Work required –
Find how many lines in the data below include the word "code", then write only that number.

Dataset extract –

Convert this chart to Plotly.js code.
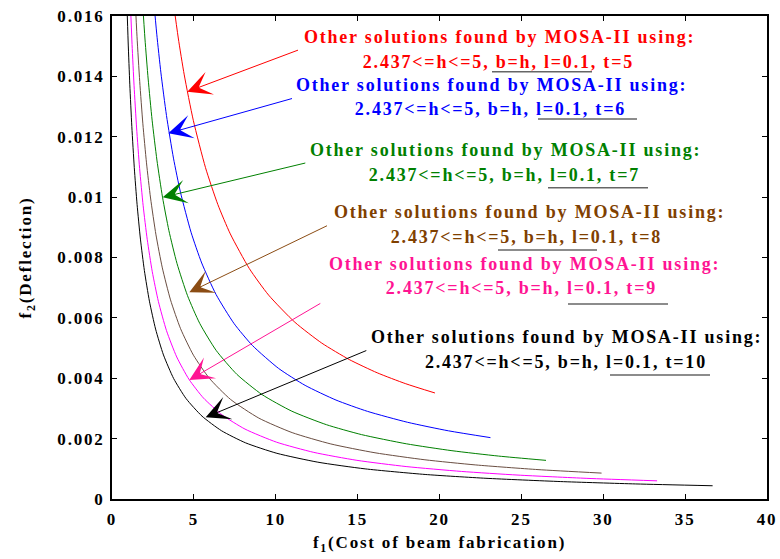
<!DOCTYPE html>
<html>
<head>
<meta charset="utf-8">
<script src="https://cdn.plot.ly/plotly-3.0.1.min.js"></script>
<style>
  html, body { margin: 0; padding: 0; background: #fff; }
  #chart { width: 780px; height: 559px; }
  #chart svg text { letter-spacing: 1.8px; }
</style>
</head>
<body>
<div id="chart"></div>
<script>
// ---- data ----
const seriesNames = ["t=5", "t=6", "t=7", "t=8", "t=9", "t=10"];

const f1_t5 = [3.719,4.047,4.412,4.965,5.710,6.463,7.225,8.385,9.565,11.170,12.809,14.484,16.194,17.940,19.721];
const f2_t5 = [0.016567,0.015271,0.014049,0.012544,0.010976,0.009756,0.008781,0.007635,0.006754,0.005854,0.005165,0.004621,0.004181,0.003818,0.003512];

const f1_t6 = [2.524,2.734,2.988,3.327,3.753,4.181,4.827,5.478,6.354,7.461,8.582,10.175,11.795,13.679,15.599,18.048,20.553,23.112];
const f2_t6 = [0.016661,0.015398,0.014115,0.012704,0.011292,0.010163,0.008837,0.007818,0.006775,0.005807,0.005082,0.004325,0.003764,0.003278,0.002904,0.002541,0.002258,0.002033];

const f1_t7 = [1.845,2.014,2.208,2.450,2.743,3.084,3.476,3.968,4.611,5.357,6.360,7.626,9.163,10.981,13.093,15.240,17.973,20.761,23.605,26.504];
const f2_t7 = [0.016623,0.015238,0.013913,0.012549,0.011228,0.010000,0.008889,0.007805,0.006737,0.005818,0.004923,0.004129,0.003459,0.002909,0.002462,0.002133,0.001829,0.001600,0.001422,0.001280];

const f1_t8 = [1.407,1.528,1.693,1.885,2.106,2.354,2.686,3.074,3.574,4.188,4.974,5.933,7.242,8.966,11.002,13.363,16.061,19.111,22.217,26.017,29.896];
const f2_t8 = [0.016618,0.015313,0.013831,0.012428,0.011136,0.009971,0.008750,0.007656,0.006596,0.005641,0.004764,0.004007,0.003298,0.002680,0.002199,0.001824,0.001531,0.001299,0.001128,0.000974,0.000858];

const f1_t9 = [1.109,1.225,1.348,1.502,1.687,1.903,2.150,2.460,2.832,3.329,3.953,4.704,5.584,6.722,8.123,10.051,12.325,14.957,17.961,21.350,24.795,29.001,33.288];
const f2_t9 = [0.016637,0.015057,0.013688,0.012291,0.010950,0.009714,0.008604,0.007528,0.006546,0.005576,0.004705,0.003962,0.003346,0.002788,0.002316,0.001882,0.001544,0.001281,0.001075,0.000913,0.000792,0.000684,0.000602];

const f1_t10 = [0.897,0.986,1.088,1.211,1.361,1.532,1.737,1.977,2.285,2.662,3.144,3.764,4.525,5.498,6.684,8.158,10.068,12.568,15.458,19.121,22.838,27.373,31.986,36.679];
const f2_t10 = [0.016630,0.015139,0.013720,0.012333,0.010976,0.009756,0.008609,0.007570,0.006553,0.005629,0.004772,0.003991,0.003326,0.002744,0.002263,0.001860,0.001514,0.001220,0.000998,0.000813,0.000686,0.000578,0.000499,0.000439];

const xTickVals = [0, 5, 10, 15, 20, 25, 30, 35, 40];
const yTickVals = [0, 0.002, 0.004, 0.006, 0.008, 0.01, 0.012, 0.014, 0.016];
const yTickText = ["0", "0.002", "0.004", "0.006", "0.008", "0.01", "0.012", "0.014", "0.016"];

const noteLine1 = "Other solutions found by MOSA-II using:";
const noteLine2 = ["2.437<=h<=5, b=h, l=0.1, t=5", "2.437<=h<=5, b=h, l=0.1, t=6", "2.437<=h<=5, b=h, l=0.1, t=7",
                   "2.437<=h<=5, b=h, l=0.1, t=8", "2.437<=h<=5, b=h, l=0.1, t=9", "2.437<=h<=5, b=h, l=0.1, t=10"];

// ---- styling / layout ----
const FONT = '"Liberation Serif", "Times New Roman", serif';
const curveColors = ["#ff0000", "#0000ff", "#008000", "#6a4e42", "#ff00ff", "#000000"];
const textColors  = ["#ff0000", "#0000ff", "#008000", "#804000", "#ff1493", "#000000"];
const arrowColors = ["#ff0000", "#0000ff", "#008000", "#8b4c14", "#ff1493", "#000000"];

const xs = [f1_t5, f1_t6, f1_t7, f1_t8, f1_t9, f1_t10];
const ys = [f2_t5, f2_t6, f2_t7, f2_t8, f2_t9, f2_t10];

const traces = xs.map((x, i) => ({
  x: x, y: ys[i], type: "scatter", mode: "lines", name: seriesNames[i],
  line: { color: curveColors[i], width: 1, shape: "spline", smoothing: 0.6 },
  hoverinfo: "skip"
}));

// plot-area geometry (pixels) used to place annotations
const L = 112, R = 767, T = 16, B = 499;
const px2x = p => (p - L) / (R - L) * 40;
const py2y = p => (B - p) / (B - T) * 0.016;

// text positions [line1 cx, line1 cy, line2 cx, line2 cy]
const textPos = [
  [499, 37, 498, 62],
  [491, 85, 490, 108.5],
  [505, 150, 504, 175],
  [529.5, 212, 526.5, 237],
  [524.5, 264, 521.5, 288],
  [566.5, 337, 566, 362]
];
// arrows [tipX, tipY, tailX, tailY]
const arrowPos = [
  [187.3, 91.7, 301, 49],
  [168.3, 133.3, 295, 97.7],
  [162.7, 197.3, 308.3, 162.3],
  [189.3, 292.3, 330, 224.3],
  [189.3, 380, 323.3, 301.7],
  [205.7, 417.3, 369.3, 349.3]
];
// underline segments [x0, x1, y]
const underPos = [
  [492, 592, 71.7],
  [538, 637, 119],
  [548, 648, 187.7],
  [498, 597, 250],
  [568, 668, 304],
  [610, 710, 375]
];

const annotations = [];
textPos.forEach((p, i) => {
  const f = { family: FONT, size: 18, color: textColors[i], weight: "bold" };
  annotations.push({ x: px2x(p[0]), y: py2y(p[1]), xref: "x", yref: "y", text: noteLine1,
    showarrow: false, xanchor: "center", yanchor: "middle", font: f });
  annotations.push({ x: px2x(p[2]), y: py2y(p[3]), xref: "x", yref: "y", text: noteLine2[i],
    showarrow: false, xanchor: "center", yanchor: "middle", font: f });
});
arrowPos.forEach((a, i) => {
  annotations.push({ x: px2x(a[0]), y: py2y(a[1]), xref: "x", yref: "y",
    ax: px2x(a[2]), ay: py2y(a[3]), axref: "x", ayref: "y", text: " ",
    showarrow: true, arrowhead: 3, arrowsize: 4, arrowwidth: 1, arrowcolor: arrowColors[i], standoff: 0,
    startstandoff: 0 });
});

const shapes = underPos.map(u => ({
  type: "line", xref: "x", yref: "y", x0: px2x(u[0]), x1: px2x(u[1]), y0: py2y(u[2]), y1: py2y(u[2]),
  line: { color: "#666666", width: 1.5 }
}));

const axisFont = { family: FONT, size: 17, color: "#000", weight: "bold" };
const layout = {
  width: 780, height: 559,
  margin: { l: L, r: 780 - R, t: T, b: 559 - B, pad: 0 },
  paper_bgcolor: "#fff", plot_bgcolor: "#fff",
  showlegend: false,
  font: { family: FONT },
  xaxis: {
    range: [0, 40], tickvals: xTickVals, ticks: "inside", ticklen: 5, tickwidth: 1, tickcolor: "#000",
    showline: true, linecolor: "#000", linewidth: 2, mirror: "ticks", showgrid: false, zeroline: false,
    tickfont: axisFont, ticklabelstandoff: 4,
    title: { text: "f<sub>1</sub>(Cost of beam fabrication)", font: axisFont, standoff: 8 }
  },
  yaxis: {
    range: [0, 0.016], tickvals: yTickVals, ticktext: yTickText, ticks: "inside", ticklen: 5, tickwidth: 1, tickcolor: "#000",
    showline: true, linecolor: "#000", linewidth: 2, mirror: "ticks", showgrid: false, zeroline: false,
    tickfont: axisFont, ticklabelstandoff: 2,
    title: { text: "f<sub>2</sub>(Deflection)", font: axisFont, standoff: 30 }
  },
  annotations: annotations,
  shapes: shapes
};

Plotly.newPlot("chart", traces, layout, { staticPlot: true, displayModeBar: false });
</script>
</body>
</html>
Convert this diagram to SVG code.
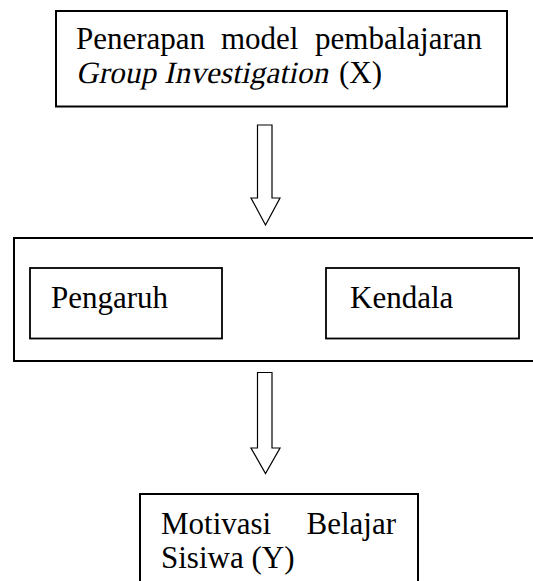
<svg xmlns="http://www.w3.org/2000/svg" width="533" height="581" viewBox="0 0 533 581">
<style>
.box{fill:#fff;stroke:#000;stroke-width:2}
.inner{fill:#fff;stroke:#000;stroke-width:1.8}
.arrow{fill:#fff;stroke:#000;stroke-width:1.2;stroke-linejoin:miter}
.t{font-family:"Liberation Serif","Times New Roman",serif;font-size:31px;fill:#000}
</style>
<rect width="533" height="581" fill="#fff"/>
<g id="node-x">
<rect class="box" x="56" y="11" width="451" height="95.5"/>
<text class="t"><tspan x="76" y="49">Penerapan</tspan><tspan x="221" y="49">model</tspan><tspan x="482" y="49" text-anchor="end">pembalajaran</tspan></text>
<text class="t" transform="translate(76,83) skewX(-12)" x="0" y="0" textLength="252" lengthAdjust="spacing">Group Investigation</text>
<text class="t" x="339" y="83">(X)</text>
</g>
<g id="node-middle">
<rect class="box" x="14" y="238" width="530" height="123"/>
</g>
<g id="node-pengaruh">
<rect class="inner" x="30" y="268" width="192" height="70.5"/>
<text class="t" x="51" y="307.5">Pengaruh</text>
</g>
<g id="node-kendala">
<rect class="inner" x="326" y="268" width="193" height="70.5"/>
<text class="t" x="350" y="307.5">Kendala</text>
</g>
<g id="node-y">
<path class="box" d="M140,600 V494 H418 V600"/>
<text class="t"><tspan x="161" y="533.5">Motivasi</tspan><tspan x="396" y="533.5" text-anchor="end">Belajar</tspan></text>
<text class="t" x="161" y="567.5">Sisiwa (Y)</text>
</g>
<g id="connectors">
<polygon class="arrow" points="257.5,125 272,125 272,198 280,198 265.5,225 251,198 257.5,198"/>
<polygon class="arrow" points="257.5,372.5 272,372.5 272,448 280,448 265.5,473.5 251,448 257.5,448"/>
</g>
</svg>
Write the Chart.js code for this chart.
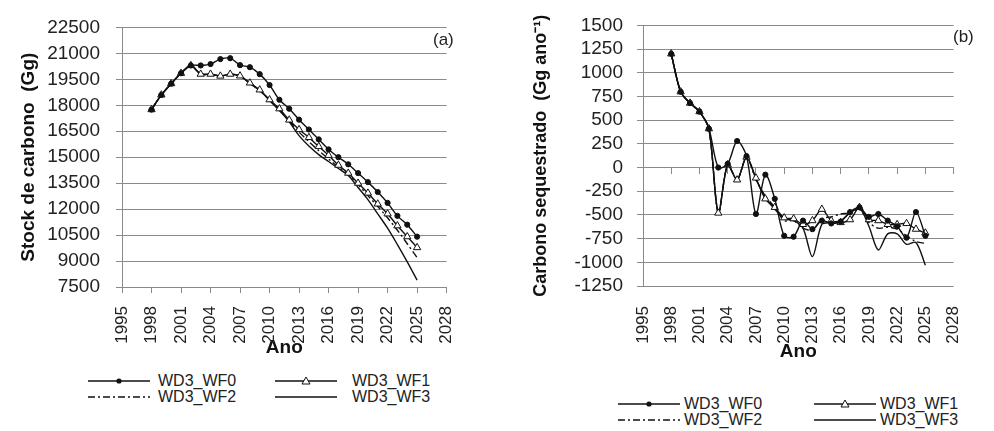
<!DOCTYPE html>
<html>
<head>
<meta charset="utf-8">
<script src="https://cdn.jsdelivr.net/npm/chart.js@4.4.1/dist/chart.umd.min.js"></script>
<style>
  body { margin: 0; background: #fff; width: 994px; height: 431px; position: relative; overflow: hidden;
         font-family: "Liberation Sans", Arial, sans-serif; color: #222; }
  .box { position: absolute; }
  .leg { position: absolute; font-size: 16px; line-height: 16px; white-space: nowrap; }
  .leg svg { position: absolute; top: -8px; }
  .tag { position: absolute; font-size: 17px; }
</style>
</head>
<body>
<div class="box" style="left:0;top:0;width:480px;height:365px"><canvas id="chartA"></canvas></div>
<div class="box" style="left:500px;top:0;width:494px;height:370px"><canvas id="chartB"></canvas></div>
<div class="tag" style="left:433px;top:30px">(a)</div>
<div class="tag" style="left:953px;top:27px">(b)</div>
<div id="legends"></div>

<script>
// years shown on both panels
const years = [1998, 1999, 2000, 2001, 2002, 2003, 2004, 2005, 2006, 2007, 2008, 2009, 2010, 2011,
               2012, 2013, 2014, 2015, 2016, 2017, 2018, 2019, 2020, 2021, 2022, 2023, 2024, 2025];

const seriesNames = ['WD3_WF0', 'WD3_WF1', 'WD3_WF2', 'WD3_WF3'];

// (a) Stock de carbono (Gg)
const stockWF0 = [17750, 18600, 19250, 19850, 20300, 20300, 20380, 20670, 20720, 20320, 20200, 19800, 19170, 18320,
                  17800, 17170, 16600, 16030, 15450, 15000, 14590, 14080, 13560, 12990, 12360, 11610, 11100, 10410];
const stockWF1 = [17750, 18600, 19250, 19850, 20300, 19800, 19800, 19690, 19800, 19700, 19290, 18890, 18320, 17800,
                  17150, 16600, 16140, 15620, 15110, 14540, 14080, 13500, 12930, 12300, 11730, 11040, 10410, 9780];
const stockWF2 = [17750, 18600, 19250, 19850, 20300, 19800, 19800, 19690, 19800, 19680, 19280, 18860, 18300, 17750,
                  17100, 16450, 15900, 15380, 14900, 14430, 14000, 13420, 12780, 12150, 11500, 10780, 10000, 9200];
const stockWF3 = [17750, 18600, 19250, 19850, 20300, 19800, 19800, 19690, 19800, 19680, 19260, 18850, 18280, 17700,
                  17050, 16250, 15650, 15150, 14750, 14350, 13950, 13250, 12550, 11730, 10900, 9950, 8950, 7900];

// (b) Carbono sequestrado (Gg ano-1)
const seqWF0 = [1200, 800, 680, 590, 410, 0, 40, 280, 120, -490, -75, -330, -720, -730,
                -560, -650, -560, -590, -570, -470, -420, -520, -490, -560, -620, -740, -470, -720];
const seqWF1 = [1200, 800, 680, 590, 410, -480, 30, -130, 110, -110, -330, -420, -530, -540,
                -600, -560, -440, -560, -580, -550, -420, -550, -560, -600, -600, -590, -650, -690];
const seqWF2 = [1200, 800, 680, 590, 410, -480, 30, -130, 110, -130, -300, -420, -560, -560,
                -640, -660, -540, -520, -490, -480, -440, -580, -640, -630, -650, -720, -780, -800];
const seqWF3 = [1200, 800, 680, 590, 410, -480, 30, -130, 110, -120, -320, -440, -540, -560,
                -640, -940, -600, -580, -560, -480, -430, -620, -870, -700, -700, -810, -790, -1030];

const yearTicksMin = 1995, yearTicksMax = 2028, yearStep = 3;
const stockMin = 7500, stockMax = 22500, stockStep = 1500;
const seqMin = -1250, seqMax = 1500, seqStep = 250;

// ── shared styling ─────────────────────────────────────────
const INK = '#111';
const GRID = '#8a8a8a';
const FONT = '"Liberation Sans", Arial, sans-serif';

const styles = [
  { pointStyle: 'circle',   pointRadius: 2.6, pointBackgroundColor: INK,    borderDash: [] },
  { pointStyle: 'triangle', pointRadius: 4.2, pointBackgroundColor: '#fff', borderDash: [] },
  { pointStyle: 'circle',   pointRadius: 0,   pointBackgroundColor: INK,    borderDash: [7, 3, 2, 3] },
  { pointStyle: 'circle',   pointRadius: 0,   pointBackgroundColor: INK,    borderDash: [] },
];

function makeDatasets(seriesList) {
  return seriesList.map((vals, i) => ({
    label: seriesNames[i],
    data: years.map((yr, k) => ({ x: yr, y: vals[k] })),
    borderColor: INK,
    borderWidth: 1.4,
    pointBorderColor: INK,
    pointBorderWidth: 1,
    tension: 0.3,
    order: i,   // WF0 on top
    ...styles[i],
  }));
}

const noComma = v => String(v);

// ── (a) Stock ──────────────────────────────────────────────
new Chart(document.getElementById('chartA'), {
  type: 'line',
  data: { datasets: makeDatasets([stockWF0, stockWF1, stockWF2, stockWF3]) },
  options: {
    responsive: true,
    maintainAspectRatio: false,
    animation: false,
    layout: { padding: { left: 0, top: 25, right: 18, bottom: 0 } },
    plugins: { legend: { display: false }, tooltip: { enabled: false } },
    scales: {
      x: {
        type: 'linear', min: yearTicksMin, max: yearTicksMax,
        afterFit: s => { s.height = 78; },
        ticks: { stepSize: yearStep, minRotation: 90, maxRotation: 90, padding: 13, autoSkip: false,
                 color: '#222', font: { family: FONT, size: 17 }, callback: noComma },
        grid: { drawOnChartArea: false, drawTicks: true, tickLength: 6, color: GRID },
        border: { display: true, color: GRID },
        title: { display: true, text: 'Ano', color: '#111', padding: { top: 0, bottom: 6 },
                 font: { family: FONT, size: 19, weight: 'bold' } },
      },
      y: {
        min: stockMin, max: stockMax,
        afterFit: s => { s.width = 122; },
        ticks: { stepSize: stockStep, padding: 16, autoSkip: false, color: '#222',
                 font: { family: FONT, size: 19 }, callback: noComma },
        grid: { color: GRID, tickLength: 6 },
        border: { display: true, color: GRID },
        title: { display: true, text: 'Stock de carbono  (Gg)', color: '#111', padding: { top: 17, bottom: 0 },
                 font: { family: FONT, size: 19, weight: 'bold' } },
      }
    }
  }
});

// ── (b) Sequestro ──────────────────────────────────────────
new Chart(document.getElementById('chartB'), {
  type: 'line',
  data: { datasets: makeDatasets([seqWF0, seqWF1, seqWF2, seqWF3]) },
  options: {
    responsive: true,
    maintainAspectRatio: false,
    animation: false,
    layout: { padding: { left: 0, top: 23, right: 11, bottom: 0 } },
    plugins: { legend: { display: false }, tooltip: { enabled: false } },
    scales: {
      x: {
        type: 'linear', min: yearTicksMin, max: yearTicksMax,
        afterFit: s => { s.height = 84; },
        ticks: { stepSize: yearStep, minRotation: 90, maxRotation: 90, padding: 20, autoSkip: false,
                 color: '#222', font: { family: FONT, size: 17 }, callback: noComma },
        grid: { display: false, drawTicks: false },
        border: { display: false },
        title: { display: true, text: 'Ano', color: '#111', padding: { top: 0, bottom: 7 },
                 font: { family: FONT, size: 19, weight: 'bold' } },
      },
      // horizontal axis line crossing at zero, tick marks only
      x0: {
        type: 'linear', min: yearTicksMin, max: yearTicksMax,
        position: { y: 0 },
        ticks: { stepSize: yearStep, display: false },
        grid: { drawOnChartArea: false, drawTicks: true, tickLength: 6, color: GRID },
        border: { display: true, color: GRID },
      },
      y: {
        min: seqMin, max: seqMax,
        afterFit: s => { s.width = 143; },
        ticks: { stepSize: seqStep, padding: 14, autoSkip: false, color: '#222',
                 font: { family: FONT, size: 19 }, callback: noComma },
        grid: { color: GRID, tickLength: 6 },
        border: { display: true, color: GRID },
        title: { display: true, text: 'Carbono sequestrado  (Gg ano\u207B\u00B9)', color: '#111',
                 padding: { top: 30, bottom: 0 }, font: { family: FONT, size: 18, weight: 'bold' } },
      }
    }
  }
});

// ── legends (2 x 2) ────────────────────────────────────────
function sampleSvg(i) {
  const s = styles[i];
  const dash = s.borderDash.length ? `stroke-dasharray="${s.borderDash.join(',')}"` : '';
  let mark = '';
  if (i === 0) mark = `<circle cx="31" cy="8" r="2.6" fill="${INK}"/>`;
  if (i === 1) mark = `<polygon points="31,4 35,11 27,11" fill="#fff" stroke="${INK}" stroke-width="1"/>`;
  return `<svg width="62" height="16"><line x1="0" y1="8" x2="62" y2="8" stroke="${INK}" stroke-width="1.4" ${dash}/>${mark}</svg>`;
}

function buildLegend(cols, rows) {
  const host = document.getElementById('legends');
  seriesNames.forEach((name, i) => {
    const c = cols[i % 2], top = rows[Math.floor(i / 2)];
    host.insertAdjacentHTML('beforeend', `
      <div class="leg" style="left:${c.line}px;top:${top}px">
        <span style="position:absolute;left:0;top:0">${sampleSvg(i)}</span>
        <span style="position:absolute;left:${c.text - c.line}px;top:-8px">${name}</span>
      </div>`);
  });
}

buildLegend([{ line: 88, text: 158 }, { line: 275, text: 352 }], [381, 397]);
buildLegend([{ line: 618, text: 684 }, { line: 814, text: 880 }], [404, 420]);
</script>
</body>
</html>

Solution to the exercise –
3